1. Explainable Machine Learning - A Probabilistic Approach

    This project aims to develop new explainable ML algorithms based on PGMs addressing a wide range of general machine learning problems (i.e. like anomaly detection, entity profiling, supervised and unsupervised learning, etc.) and domain applications problems in bioinformatics (Sebastiani et al., 2007), environmental modelling (Aguilera et al., 2011) and digital image (aesthetics quality evaluation (Deng et al., 2017) and semantic localization (Tompson et al., 2015)). With the results of this project, we aim to show how PGMs are a promising ML model family to be used in safe-critical and high- stakes decisions real-life explainable AI (XAI) systems (Gunning, 2017). Therefore, the main objective of this project is to generate a set of methodological developments in the field of machine learning using probabilistic models, with a solid and innovative theoretical foundation that makes them explainable. The project also addresses some specific applications as a way to effectively verify the proposed methodological developments.

  2. DeepProb - Deep Probabilistic Modeling in Machine Learning. Applications to Genomics and Ecology

    Machine Learning has established itself at the core of the business models of outstanding companies, and the society in general is quickly taking advantage of this technology in a wide variety of application areas. Deep Learning is the key to the expansion of Machine Learning and Artificial Intelligence, in the last years. However, Deep Learning methods are criticized because of their black-box nature, which seriously limits their interpretability, and their inability to handle model uncertainty (i.e. to know what they don’t know). These issues are preventing the adoption of this technology in many critical applications such as medical diagnosis, where doctors (and patients) demand explanations about why this model is making this prediction and, also, models which do not provide precise answers when they are asked to solve a task they have not been specifically trained for. Addressing these issues will make this technology safer, more trustworthy and, in consequence, much more adopted by society. The DeeProb project intends to pave the way to the next generation of Machine Learning methods by introducing Deep Probabilistic Modeling. By appropriately developing a probabilistic component and relying on Bayesian statistics, we plan to solve the above- mentioned drawbacks of Deep Learning while keeping the effectiveness of those models and producing scalable methodologies for inference and learning. All the developments will be made available to the community as open source software tools. The new methods will be instantiated and tested in two use cases with remarkable impact, respectively, in genomics and ecology: prediction of gene duplicability in plants and rural abandonment forecasting.

  3. Probabilistic Programming Languages for the Development of Intelligent Applications on Large Volumes of Data

    This project proposes the development of a probabilistic programming language compatible with a distributed computing model. This language will be implemented as an API so the user can mix probabilistic and non-probabilistic code in their application, and it will be integrated into Spark and Flink, two platforms for processing large volumes of data. The language will be developed as an open source software project freely available to the scientific and professional community interested in the use of machine learning (ML) techniques on large volumes of data.

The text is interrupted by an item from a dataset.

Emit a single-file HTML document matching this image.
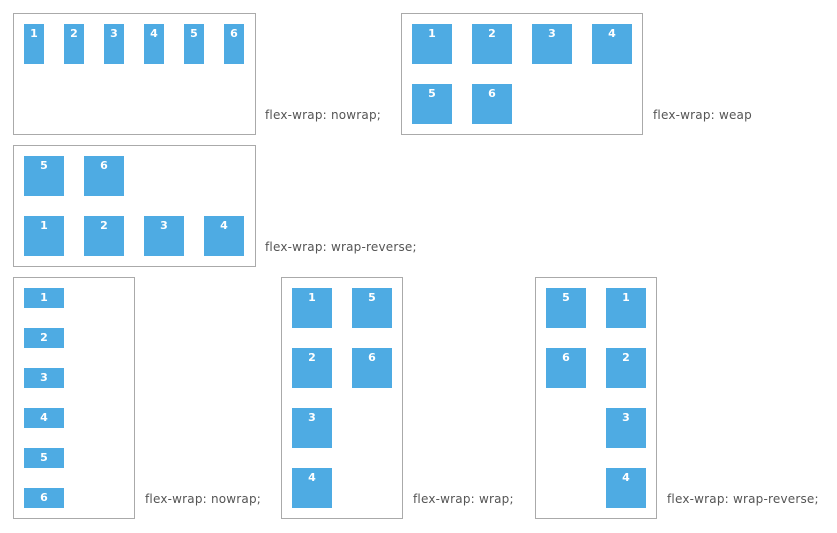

  4. Probabilistic Graphical Models for Scalable Data Analysis

    The main objective of this project is to generate a set of methodological developments in the PGMs areas and scalable data analysis, sufficiently grounded and innovative to be incorporated into the gallery of tools for massive data processing. One of these contexts is the analysis of documentary collections and their subsequent use by users to resolve information needs effectively and efficiently. Currently, these textual sources are usually large but they are also growing continuously, making their treatment and analysis in a scalable way a real challenge. In a complementary way, the project intends to produce the necessary software tools for the application of these methodological developments to real problems. In this way, the purpose of this project is twofold: generating new knowledge of high scientific quality within the field of scalable data analytics and allowing technology transfer using the software produced.